Wednesday, January 13, 2016

Moscow Begins Deporting Circassians Who Returned to Homeland from Turkey



Paul Goble

            Staunton, January 13 – Russia’s Federal Migration Service has been sending letters to Circassians who had been allowed to return from exile in Turkey to their homeland in the North Caucasus saying that Moscow has cancelled their residence permits and that they must leave the Russian Federation and return to Turkey.

            According to Asker Sokht, the head of the Adyge Khase organization of Krasnodar Kray, this represents an attempt at “the mass deportation to Turkey of Circassian compatriots” and must be opposed by Circassian organizations in both the North Caucasus and abroad (kavpolit.com/articles/predprinimaetsja_popytka_massovoj_deportatsii_v_tu-22656/).

            On the one hand, Russian officials are doing little more than extending to Circassians who had held Turkish passports the same policy they have been applying to other Turkish nationals residing in Russia since the downing of the Russian jet by Turkish forces led to the deterioration of relations between Moscow and Ankara.

            But on the other, such Russian moves against the Circassians appear to be about much more than that because Moscow has refused compatriot status to Circassians seeking to return to the North Caucasus from Syria and because the defining event of their national history was and remains the 1864 expulsion and genocide of the Circassians by Russian forces.

            Consequently, any Russian moves to expel their descendants inevitably generate concerns and anger about Moscow’s larger agenda.

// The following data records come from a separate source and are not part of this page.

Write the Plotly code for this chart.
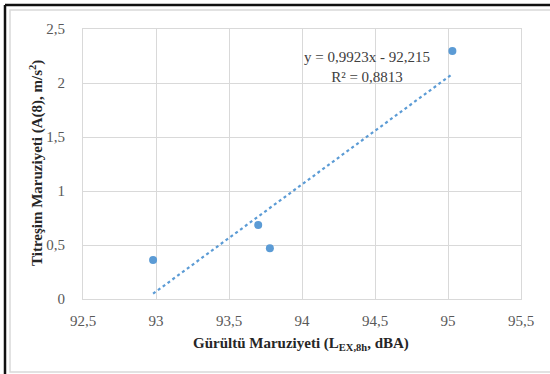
import plotly.graph_objects as go

# Data
noise_dba = [92.98, 93.70, 93.78, 95.03]
vibration_a8 = [0.36, 0.685, 0.47, 2.296]
slope = 0.9923
intercept = -92.215
r2 = 0.8813

trend_x = [min(noise_dba), max(noise_dba)]
trend_y = [slope * x + intercept for x in trend_x]

L, R, T, B = 83, 29, 29, 75
W, H = 550, 374
pw, ph = W - L - R, H - T - B

def px(x):
    return (x - L) / pw

def py(y):
    return (H - B - y) / ph

fig = go.Figure()
fig.add_trace(go.Scatter(
    x=trend_x, y=trend_y, mode="lines",
    line=dict(color="#5B9BD5", width=2.2, dash="dot"),
    hoverinfo="skip", showlegend=False))
fig.add_trace(go.Scatter(
    x=noise_dba, y=vibration_a8, mode="markers",
    marker=dict(color="#5B9BD5", size=8),
    showlegend=False))

font_serif = "Liberation Serif"

fig.update_layout(
    width=W, height=H,
    margin=dict(l=L, r=R, t=T, b=B),
    paper_bgcolor="white", plot_bgcolor="white",
    separators=", ",
    font=dict(family=font_serif, size=14, color="#595959"),
    xaxis=dict(range=[92.5, 95.5], dtick=0.5, tick0=92.5,
               showgrid=True, gridcolor="#D9D9D9", gridwidth=1,
               showline=True, linecolor="#D9D9D9", mirror=True,
               zeroline=False, ticks="", ticklabelstandoff=8,
               tickfont=dict(family=font_serif, size=15, color="#595959")),
    yaxis=dict(range=[0, 2.5], dtick=0.5, tick0=0,
               showgrid=True, gridcolor="#D9D9D9", gridwidth=1,
               showline=True, linecolor="#D9D9D9", mirror=True,
               zeroline=False, ticks="", ticklabelstandoff=14,
               tickfont=dict(family=font_serif, size=15, color="#595959")),
    annotations=[
        dict(text="y = 0,9923x - 92,215<br>R² = 0,8813",
             xref="paper", yref="paper", x=px(367), y=py(67),
             xanchor="center", yanchor="middle", showarrow=False,
             align="center",
             font=dict(family=font_serif, size=15, color="#404040")),
        dict(text="<b>Gürültü Maruziyeti (L<sub>EX,8h</sub>, dBA)</b>",
             xref="paper", yref="paper", x=px(301), y=py(344),
             xanchor="center", yanchor="middle", showarrow=False,
             font=dict(family=font_serif, size=15, color="#262626")),
        dict(text="<b>Titreşim Maruziyeti (A(8), m/s<sup>2</sup>)</b>",
             xref="paper", yref="paper", x=px(36), y=py(163),
             xanchor="center", yanchor="middle", showarrow=False,
             textangle=-90,
             font=dict(family=font_serif, size=15, color="#262626")),
    ],
    shapes=[
        # inner light frame
        dict(type="rect", xref="paper", yref="paper",
             x0=px(10), x1=px(560), y0=py(372), y1=py(10),
             line=dict(color="#D9D9D9", width=1.5), layer="below"),
        # outer dark frame (top and left)
        dict(type="line", xref="paper", yref="paper",
             x0=px(5), x1=px(560), y0=py(5), y1=py(5),
             line=dict(color="#111111", width=2.5)),
        dict(type="line", xref="paper", yref="paper",
             x0=px(5), x1=px(5), y0=py(5), y1=py(380),
             line=dict(color="#111111", width=2.5)),
    ],
)

fig.write_html("out.html",
               config={"displayModeBar": False},
               post_script="document.body.style.margin='0';document.body.style.padding='0';")
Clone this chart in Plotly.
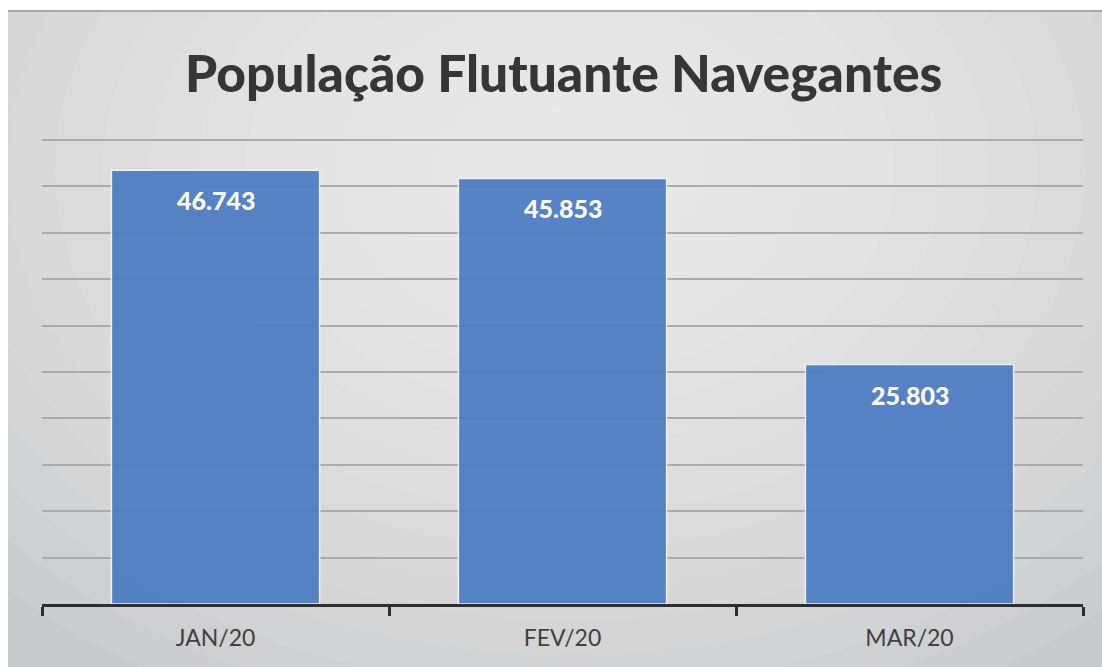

Indeed, the fact that the Russian authorities have done this over the long winter holiday when few would notice suggests that even they are worried about the consequences of their own actions.

            Sokht says that among the Circassians who are being asked to leave are many who have lived in Russia for decades, have applied for citizenship, have raised their children there, and have “connected their future with Russia.”  Now, just like their ancestors 150 years ago, they are being told to get out.

            The Circassian activist says that “the rights of compatriots must be defended and restored to the full extent” and that the leadership of Kabardino-Balkaria, of the International Circassian Association, and the Kaffed Federation of Caucasian Associations in Turkey must “immediately get involved in this situation in order to resolve it.”

            While Sokht does not call for it, other human rights groups and all people of good will should join in that effort and point out to Moscow that it is not only violating the rights of a community whose rights Russian states have violated many times before but that the Russian authorities are acting contrary to their own interests by further offending the Circassians.

            There are more than 500,000 Circassians in the North Caucasus, their home immemorial and the center of their state before the Russian invasion and expulsion of 1864, and there are more than five million of them in the Middle East, including in the upper reaches of the military and security communities of Turkey, Jordan, and elsewhere.